One hot summer afternoon my brother and I did something stupid. When we walked from our trailer to the beach and back, or from our trailer to the park restrooms and back, we passed trailers with sixpacks and cases of empty bottles left in plain sight at other campsites. Usually in their cardboard containers, usually underneath the trailers to keep from getting rained on, they were there because they were returnable. Each bottle returned cashed in a two cent deposit. “Twenty bottles, 40 cents,” my brother said. He would later become an accountant. We could use that money to buy snacks, bottles of Royal Crown Cola, Payday candy bars, licorice or wax lips at the park store.

We must have taken paper grocery bags our mother saved. We knew which trailers were not occupied, in which ones people didn’t come up mid-week. We had cased the park. We walked from trailer to trailer and took one or two bottles from each stash and shoved them into the bags, looking over our shoulders like cat burglars.

Collecting only pop bottles. For two reasons.
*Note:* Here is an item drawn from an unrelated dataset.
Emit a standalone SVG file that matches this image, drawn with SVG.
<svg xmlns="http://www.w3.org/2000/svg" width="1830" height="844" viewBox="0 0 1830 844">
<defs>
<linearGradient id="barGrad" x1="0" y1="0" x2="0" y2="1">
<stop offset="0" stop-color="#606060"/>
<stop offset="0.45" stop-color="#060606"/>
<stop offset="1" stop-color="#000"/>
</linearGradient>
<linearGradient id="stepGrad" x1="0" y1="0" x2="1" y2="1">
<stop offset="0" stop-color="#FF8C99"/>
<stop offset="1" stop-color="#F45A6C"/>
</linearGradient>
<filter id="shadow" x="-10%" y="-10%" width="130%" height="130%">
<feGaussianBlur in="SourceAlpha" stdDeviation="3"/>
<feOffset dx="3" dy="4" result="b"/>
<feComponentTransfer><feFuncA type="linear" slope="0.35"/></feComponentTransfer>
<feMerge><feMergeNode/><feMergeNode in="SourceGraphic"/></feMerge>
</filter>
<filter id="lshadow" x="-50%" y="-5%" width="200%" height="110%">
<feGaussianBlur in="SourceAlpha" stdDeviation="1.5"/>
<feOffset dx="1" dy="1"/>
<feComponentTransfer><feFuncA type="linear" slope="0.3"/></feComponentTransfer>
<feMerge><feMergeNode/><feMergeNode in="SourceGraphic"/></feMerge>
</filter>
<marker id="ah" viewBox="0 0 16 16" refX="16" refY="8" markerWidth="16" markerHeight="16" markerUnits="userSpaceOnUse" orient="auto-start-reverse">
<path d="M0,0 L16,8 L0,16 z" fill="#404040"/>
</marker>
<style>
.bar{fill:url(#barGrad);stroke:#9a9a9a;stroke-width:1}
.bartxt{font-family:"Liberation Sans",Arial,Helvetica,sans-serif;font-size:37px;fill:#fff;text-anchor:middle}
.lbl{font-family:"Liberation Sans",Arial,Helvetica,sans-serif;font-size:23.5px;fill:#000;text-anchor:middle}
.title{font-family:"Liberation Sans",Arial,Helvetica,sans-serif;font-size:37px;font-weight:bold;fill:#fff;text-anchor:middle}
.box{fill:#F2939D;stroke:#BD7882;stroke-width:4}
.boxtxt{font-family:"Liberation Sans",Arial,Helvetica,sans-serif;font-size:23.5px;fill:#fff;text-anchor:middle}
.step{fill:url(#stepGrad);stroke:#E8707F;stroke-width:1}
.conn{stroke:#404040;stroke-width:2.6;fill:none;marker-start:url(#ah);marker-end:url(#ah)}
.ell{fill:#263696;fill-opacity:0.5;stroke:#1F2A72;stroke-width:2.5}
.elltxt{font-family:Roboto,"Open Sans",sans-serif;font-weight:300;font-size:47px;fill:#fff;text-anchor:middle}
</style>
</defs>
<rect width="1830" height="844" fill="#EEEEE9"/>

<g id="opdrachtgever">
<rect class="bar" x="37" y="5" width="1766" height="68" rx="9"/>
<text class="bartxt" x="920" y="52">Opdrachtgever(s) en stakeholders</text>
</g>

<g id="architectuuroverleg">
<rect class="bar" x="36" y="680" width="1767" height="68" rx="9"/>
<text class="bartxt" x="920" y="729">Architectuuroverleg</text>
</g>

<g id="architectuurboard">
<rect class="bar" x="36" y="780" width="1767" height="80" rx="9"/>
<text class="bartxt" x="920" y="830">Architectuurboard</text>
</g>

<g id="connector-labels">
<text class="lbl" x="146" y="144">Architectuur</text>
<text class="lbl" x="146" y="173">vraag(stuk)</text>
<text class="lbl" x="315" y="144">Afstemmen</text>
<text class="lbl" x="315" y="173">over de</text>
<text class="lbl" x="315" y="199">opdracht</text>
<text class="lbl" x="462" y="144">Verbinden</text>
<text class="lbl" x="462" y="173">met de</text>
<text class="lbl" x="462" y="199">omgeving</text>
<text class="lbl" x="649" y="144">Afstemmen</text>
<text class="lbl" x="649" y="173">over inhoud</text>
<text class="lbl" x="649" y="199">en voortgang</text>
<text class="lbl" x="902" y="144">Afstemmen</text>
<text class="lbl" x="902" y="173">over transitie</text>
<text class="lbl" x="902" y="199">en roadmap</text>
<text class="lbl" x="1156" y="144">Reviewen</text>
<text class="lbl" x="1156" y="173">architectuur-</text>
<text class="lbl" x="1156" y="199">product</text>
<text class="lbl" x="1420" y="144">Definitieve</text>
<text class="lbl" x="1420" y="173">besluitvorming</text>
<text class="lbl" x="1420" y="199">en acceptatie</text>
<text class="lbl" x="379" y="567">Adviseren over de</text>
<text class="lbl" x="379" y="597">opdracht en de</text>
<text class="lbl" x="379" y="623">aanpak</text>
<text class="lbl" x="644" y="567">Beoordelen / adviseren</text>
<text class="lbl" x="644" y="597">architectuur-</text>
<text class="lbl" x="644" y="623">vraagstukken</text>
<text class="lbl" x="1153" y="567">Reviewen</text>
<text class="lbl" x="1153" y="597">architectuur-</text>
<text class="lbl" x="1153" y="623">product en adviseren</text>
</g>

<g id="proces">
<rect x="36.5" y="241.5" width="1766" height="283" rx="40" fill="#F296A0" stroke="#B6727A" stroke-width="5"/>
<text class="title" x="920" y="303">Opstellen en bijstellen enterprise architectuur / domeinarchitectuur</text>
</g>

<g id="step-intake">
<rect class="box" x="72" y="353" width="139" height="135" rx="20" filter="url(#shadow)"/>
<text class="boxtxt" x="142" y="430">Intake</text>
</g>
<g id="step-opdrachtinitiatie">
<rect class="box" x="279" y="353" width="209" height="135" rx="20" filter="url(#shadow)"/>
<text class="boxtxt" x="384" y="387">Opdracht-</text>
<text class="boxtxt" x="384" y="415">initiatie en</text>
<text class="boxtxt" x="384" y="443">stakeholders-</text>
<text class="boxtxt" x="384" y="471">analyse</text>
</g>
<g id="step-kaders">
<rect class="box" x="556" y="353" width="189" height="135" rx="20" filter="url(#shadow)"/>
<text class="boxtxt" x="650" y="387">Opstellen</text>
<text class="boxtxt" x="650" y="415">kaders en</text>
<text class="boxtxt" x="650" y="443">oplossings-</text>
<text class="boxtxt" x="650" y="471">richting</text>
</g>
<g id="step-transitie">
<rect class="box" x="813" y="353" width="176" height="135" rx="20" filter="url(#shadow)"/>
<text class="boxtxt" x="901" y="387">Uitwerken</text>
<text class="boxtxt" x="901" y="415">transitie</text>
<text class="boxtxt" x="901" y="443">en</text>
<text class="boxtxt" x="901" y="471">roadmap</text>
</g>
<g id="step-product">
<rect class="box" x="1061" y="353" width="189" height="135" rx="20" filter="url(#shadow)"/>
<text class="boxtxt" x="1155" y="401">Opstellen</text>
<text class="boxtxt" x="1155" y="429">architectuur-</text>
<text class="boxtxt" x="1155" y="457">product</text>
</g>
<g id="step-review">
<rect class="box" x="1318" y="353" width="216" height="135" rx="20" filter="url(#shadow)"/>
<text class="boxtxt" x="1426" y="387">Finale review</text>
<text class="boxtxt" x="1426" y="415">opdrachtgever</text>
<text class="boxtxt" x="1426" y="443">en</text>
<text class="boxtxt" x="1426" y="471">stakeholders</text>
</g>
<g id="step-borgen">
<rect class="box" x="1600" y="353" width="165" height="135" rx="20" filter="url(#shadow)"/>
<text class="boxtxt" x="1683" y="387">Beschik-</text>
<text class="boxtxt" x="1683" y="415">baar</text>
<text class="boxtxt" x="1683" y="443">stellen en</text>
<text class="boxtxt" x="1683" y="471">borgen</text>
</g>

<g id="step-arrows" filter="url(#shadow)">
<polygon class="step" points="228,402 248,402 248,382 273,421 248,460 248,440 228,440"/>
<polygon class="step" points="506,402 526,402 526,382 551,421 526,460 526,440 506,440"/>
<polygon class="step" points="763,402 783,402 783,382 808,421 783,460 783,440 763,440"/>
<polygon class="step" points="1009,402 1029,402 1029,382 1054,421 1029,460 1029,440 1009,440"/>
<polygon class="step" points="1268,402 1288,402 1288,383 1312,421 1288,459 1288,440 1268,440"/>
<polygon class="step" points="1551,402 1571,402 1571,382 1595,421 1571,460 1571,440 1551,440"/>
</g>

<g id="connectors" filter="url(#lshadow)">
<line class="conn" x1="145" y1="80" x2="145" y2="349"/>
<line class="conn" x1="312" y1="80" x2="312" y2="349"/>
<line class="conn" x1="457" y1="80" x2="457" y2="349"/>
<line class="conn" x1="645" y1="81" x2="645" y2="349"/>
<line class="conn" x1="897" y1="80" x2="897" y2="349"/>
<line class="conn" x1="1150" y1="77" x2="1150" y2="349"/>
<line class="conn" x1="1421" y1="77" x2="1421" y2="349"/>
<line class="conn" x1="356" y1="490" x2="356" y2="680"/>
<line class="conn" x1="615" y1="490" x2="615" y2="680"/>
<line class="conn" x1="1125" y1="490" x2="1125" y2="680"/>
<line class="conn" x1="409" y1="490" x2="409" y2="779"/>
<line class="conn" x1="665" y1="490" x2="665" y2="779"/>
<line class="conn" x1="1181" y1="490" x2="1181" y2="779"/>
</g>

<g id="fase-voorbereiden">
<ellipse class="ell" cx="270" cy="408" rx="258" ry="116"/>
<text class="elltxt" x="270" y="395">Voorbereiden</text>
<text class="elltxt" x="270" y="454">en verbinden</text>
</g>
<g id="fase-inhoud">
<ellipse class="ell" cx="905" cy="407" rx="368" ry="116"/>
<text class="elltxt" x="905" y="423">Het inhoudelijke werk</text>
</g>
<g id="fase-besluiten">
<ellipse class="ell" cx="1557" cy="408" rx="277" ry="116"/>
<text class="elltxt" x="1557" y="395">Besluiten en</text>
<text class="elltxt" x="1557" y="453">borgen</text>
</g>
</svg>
One, we had convinced ourselves that it was risky taking beer bottles to the store bottle return window. We weren’t old enough to buy beer, so they might suspect that they weren’t ours, that we had come into their possession by illegitimate means. And two, there was no alcohol in our family. Unlike Mr. and Mrs. Patterson, unlike it seemed to us nearly every other family we knew, our parents did not drink beer or any other alcoholic beverage. Those long necks were forbidden, they were anathema, they were corruption. Merely touching them would come with a stain. A candy bar was just not worth the risk.

After a quick sweep of the park, loaded with this booty, we hiked up into town, to the IGA grocery store. There we did something stupid. Somehow the idea had entered our minds that returning many bottles, and an assortment of them, could be construed as proof that we had stolen them. This was our guilty conscience speaking. So we went to the window one at a time, first Tom, then me; then we swapped shirts outside the store, stripping them off on the sidewalk and trading, so when I went back in the store I was incognito. Same face but different shirt. Different kid?
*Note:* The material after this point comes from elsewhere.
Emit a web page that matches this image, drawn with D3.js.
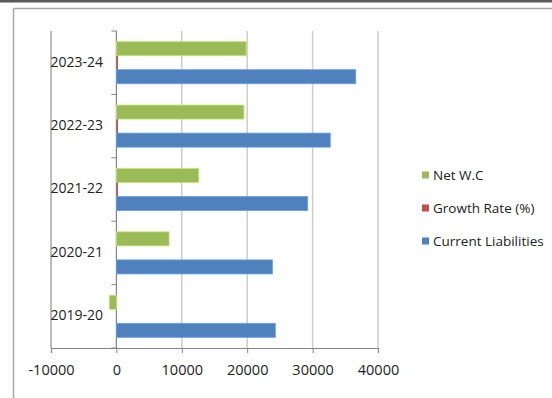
<!DOCTYPE html>
<html><head><meta charset="utf-8">
<script src="https://cdn.jsdelivr.net/npm/d3@7"></script>
<style>body{margin:0;background:#fff}svg{display:block}text{font-family:"Open Sans",sans-serif;fill:#222}</style>
</head><body>
<svg id="c" width="552" height="398"></svg>
<script>
const categories = ["2019-20","2020-21","2021-22","2022-23","2023-24"];
const seriesNames = ["Current Liabilities","Growth Rate (%)","Net W.C"];
const currentLiabilities = [24300, 23850, 29250, 32700, 36600];
const growthRate = [0, -2, 22.6, 11.8, 11.9];
const netWC = [-1050, 8050, 12600, 19500, 19850];
const xTicks = [-10000, 0, 10000, 20000, 30000, 40000];
const colors = {"Current Liabilities":"#4F81BD","Growth Rate (%)":"#C0504D","Net W.C":"#9BBB59"};

const svg = d3.select("#c");
// frame
svg.append("rect").attr("x",0).attr("y",0).attr("width",552).attr("height",2.5).attr("fill","#5a5a5a");
svg.append("line").attr("x1",13.5).attr("x2",552).attr("y1",8.5).attr("y2",8.5).attr("stroke","#a6a6a6").attr("stroke-width",1.5);
svg.append("line").attr("x1",13.5).attr("x2",13.5).attr("y1",8.5).attr("y2",398).attr("stroke","#a6a6a6").attr("stroke-width",1.5);

const x = d3.scaleLinear().domain([-10000,40000]).range([51,378]);
const y = d3.scaleBand().domain(categories.slice().reverse()).range([31,348]);
const inner = d3.scaleBand().domain(["Net W.C","Growth Rate (%)","Current Liabilities"]).range([0,y.bandwidth()]).paddingOuter(0.76);

// gridlines
svg.append("g").selectAll("line").data(xTicks.filter(t=>t!==0)).join("line")
  .attr("x1",d=>x(d)).attr("x2",d=>x(d)).attr("y1",31).attr("y2",348)
  .attr("stroke","#cdcdcd").attr("stroke-width",1.5);

// left vertical line at -10000
svg.append("line").attr("x1",x(-10000)).attr("x2",x(-10000)).attr("y1",31).attr("y2",348).attr("stroke","#a8a8a8").attr("stroke-width",1.2);

// category axis at zero
const boundaries = y.domain().map(c=>y(c)).concat([348]);
svg.append("line").attr("x1",x(0)).attr("x2",x(0)).attr("y1",31).attr("y2",348).attr("stroke","#868686").attr("stroke-width",1.2);
svg.append("g").selectAll("line").data(boundaries).join("line")
  .attr("x1",x(0)-5).attr("x2",x(0)).attr("y1",d=>d).attr("y2",d=>d).attr("stroke","#868686");

const rows = categories.map((c,i)=>({cat:c, "Current Liabilities":currentLiabilities[i], "Growth Rate (%)":growthRate[i], "Net W.C":netWC[i]}));
const bars = [];
rows.forEach(r=>seriesNames.forEach(s=>bars.push({cat:r.cat, s, v:r[s]})));
svg.append("g").selectAll("rect").data(bars.filter(b=>b.s!=="Growth Rate (%)")).join("rect")
  .attr("x",d=>Math.min(x(0),x(d.v)))
  .attr("width",d=>Math.abs(x(d.v)-x(0)))
  .attr("y",d=>y(d.cat)+inner(d.s))
  .attr("height",inner.bandwidth())
  .attr("fill",d=>colors[d.s])
  .attr("stroke",d=>d3.color(colors[d.s]).brighter(0.6))
  .attr("stroke-width",0.8);
// growth rate (tiny on this scale; drawn with a hairline minimum)
svg.append("g").selectAll("rect").data(bars.filter(b=>b.s==="Growth Rate (%)" && b.v>0)).join("rect")
  .attr("x",x(0)+0.4)
  .attr("width",d=>Math.max(1.2,Math.abs(x(d.v)-x(0))))
  .attr("y",d=>y(d.cat)+inner(d.s))
  .attr("height",inner.bandwidth())
  .attr("fill",d=>colors[d.s]);

// x axis
const xAxis = d3.axisBottom(x).tickValues(xTicks).tickSize(5).tickFormat(d=>String(d));
const gx = svg.append("g").attr("transform","translate(0,348)").call(xAxis);
gx.select(".domain").attr("stroke","#868686").attr("stroke-width",1.2);
gx.selectAll(".tick line").attr("stroke","#868686");
gx.selectAll(".tick text").attr("font-size",14.5).attr("dy","1.3em").attr("fill","#222").style("font-family","'Open Sans',sans-serif");

svg.append("g").selectAll("text").data(categories).join("text")
  .attr("x",103).attr("y",d=>y(d)+y.bandwidth()/2 - 1).attr("dy","0.35em")
  .attr("text-anchor","end").attr("font-size",14).text(d=>d);

// legend
const legendItems = ["Net W.C","Growth Rate (%)","Current Liabilities"];
const lg = svg.append("g").selectAll("g").data(legendItems).join("g")
  .attr("transform",(d,i)=>`translate(422,${175+i*33})`);
lg.append("rect").attr("x",0).attr("y",-3.5).attr("width",7).attr("height",7).attr("fill",d=>colors[d]);
lg.append("text").attr("x",11).attr("y",0).attr("dy","0.35em").attr("font-size",13.5).text(d=>d);
</script>
</body></html>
We only pulled this caper once. Either because Methodist rectitude kicked in or because the absurdity became apparent to one or both of us.

We had to maintain appearances. The county sheriff’s department was only a block or two from the IGA, and we knew the county sheriff. He was our uncle, Sheriff Hartley Davis, Jr., called, by those who knew him, Junior. Our Aunt Jean called him Junior. Our parents called him Junior. We called him Uncle Junior. (For some reason the weirdness of that name never occurred to us–was there an Uncle Senior?) Once or twice we had been to visit our aunt and cousins at the sheriff’s department. Usually they stayed in their house outside of town, up the road in Merritt, where our mom was raised. But during summers, to be close to the lake, they would come down to live at the department residence.
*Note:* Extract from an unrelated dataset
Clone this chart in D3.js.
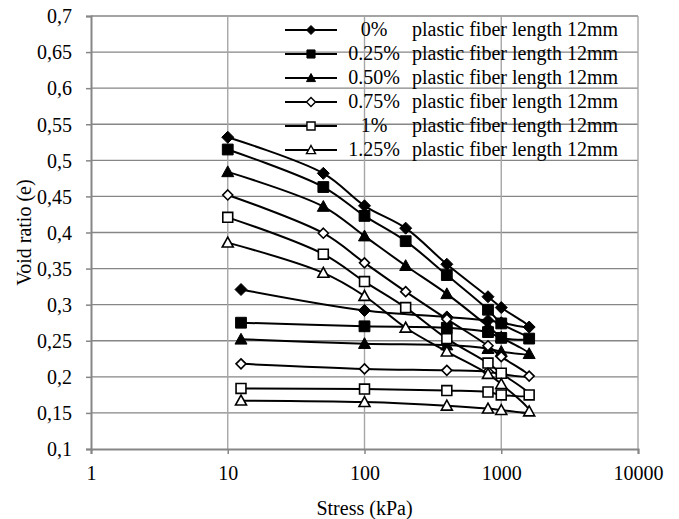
<!DOCTYPE html>
<html lang="en">
<head>
<meta charset="UTF-8">
<title>Void ratio vs stress</title>
<script src="https://d3js.org/d3.v7.min.js"></script>
<style>
    body { margin: 0; background: #fff; }
    svg { display: block; }
    svg text { font-family: "Liberation Serif", "Times New Roman", Times, "DejaVu Serif", serif; font-size: 20px; fill: #000; }
</style>
</head>
<body>
<div id="chart"></div>
<script>
    // Data
    const loadStress = [10, 50, 100, 200, 400, 800, 1000, 1600];
    const unloadStress = [1000, 800, 400, 100, 12.5];

    const seriesNames = ['0%', '0.25%', '0.50%', '0.75%', '1%', '1.25%'];
    const seriesSuffix = 'plastic fiber length 12mm';
    const markerShapes = ['diamond', 'square', 'triangle', 'diamond', 'square', 'triangle'];
    const markerFilled = [true, true, true, false, false, false];

    const loadValues = [
        [0.532, 0.482, 0.437, 0.406, 0.356, 0.311, 0.296, 0.269],
        [0.515, 0.463, 0.423, 0.388, 0.341, 0.293, 0.274, 0.253],
        [0.484, 0.436, 0.395, 0.354, 0.315, 0.270, 0.255, 0.232],
        [0.452, 0.399, 0.358, 0.318, 0.280, 0.243, 0.228, 0.201],
        [0.421, 0.370, 0.332, 0.296, 0.253, 0.219, 0.205, 0.175],
        [0.386, 0.344, 0.312, 0.268, 0.235, 0.204, 0.190, 0.152]
    ];
    const unloadValues = [
        [0.275, 0.278, 0.283, 0.292, 0.321],
        [0.254, 0.262, 0.268, 0.270, 0.275],
        [0.235, 0.239, 0.244, 0.246, 0.252],
        [0.204, 0.207, 0.209, 0.211, 0.218],
        [0.175, 0.179, 0.181, 0.183, 0.184],
        [0.154, 0.156, 0.160, 0.165, 0.167]
    ];

    const xTicks = [1, 10, 100, 1000, 10000];
    const yTicks = [0.1, 0.15, 0.2, 0.25, 0.3, 0.35, 0.4, 0.45, 0.5, 0.55, 0.6, 0.65, 0.7];

    // Layout
    const width = 679, height = 519;
    const plot = { left: 91, right: 638, top: 16, bottom: 449 };
    const serif = '"Liberation Serif", "Times New Roman", Times, "DejaVu Serif", serif';

    const svg = d3.select('#chart').append('svg')
        .attr('width', width)
        .attr('height', height);

    const x = d3.scaleLog().domain([1, 10000]).range([plot.left, plot.right]);
    const y = d3.scaleLinear().domain([0.1, 0.7]).range([plot.bottom, plot.top]);

    // Gridlines
    svg.append('g').selectAll('line')
        .data(yTicks.slice(1))
        .enter().append('line')
        .attr('x1', plot.left).attr('x2', plot.right)
        .attr('y1', d => y(d)).attr('y2', d => y(d))
        .attr('stroke', '#868686').attr('stroke-width', 1.4);

    svg.append('g').selectAll('line')
        .data(xTicks.slice(1))
        .enter().append('line')
        .attr('x1', d => x(d)).attr('x2', d => x(d))
        .attr('y1', plot.top).attr('y2', plot.bottom)
        .attr('stroke', '#a6a6a6').attr('stroke-width', 1.4);

    // Axes
    const yAxis = d3.axisLeft(y).tickValues(yTicks).tickSize(5)
        .tickFormat(d => d3.format('.2~f')(d).replace('.', ','));
    const yg = svg.append('g')
        .attr('transform', `translate(${plot.left},0)`)
        .call(yAxis)
        .attr('font-family', serif)
        .attr('font-size', 20);
    yg.select('.domain').attr('stroke', '#868686').attr('stroke-width', 2);
    yg.selectAll('.tick line').attr('stroke', '#868686').attr('stroke-width', 1.5);
    yg.selectAll('.tick text')
        .attr('x', -19)
        .attr('dy', '0.34em')
        .style('font-family', serif);

    const xAxis = d3.axisBottom(x).tickValues(xTicks).tickSize(5)
        .tickFormat(d3.format('d'));
    const xg = svg.append('g')
        .attr('transform', `translate(0,${plot.bottom})`)
        .call(xAxis)
        .attr('font-family', serif)
        .attr('font-size', 20);
    xg.select('.domain').attr('stroke', '#868686').attr('stroke-width', 2);
    xg.selectAll('.tick line').attr('stroke', '#868686').attr('stroke-width', 1.5);
    xg.selectAll('.tick text')
        .attr('y', 17)
        .attr('dy', '0.71em')
        .style('font-family', serif);

    // Axis titles
    svg.append('text')
        .attr('x', (plot.left + plot.right) / 2)
        .attr('y', 515)
        .attr('text-anchor', 'middle')
        .style('font-family', serif)
        .text('Stress (kPa)');

    svg.append('text')
        .attr('transform', `translate(31,${(plot.top + plot.bottom) / 2}) rotate(-90)`)
        .attr('text-anchor', 'middle')
        .style('font-family', serif)
        .text('Void ratio (e)');

    // Marker paths
    function markerPath(shape, r) {
        if (shape === 'diamond') {
            return `M0,${-r}L${r},0L0,${r}L${-r},0Z`;
        }
        if (shape === 'square') {
            const h = r * 0.9;
            return `M${-h},${-h}L${h},${-h}L${h},${h}L${-h},${h}Z`;
        }
        return `M0,${-r}L${r},${r * 0.8}L${-r},${r * 0.8}Z`;
    }

    const line = d3.line()
        .x(d => x(d.s))
        .y(d => y(d.e))
        .curve(d3.curveCatmullRom.alpha(0.5));

    seriesNames.forEach((name, i) => {
        const pts = loadStress.map((s, j) => ({ s, e: loadValues[i][j] }))
            .concat(unloadStress.map((s, j) => ({ s, e: unloadValues[i][j] })));

        svg.append('path')
            .datum(pts)
            .attr('d', line)
            .attr('fill', 'none')
            .attr('stroke', '#000')
            .attr('stroke-width', 2);

        const r = markerShapes[i] === 'diamond' && !markerFilled[i] ? 5 : (markerFilled[i] ? 6 : 5.5);
        svg.append('g').selectAll('path')
            .data(pts)
            .enter().append('path')
            .attr('transform', d => `translate(${x(d.s)},${y(d.e)})`)
            .attr('d', markerPath(markerShapes[i], r))
            .attr('fill', markerFilled[i] ? '#000' : '#fff')
            .attr('stroke', '#000')
            .attr('stroke-width', markerFilled[i] ? 1 : 1.6);
    });

    // Legend
    const legend = svg.append('g');
    seriesNames.forEach((name, i) => {
        const cy = 30 + i * 24;
        legend.append('line')
            .attr('x1', 285).attr('x2', 337)
            .attr('y1', cy).attr('y2', cy)
            .attr('stroke', '#000').attr('stroke-width', 2);
        legend.append('path')
            .attr('transform', `translate(311,${cy})`)
            .attr('d', markerPath(markerShapes[i], 4.5))
            .attr('fill', markerFilled[i] ? '#000' : '#fff')
            .attr('stroke', '#000')
            .attr('stroke-width', markerFilled[i] ? 1 : 1.4);
        legend.append('text')
            .attr('x', 374).attr('y', cy + 6)
            .attr('text-anchor', 'middle')
            .style('font-family', serif)
            .text(name);
        legend.append('text')
            .attr('x', 412).attr('y', cy + 6)
            .style('font-family', serif)
            .text(seriesSuffix);
    });
</script>
</body>
</html>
We thought of it as the jail. How cool it was, and how frightening, to live at the jail. Visiting them there once, I noticed these strange guys wandering around. Who were they? My mother asked. Trustees, our aunt replied.

What’s a trustee, I asked my mother later. A prisoner, she said. A prisoner who has promised to be good.

2 Comments

  1. Sherrie English says:

    This is a great story, I can see it playing through my mind while reading, picturing being up at the lake.

  2. katcunning says:

    I can feel that summer, Rick. You summon those adolescent memories so beautifully & with humor. I spent many a summer at Lexington, & the feeling was magical: days were long, the summer endless, Lake Huron could be heard with every wave, my sister & I visited various family’s bonfires, we saw colorful Northern lights,& then there were those potential summer romances which were more imagined than real. Thanks for the ear-worm of Gary Lewis. I like that song & tried to whistle the beginning.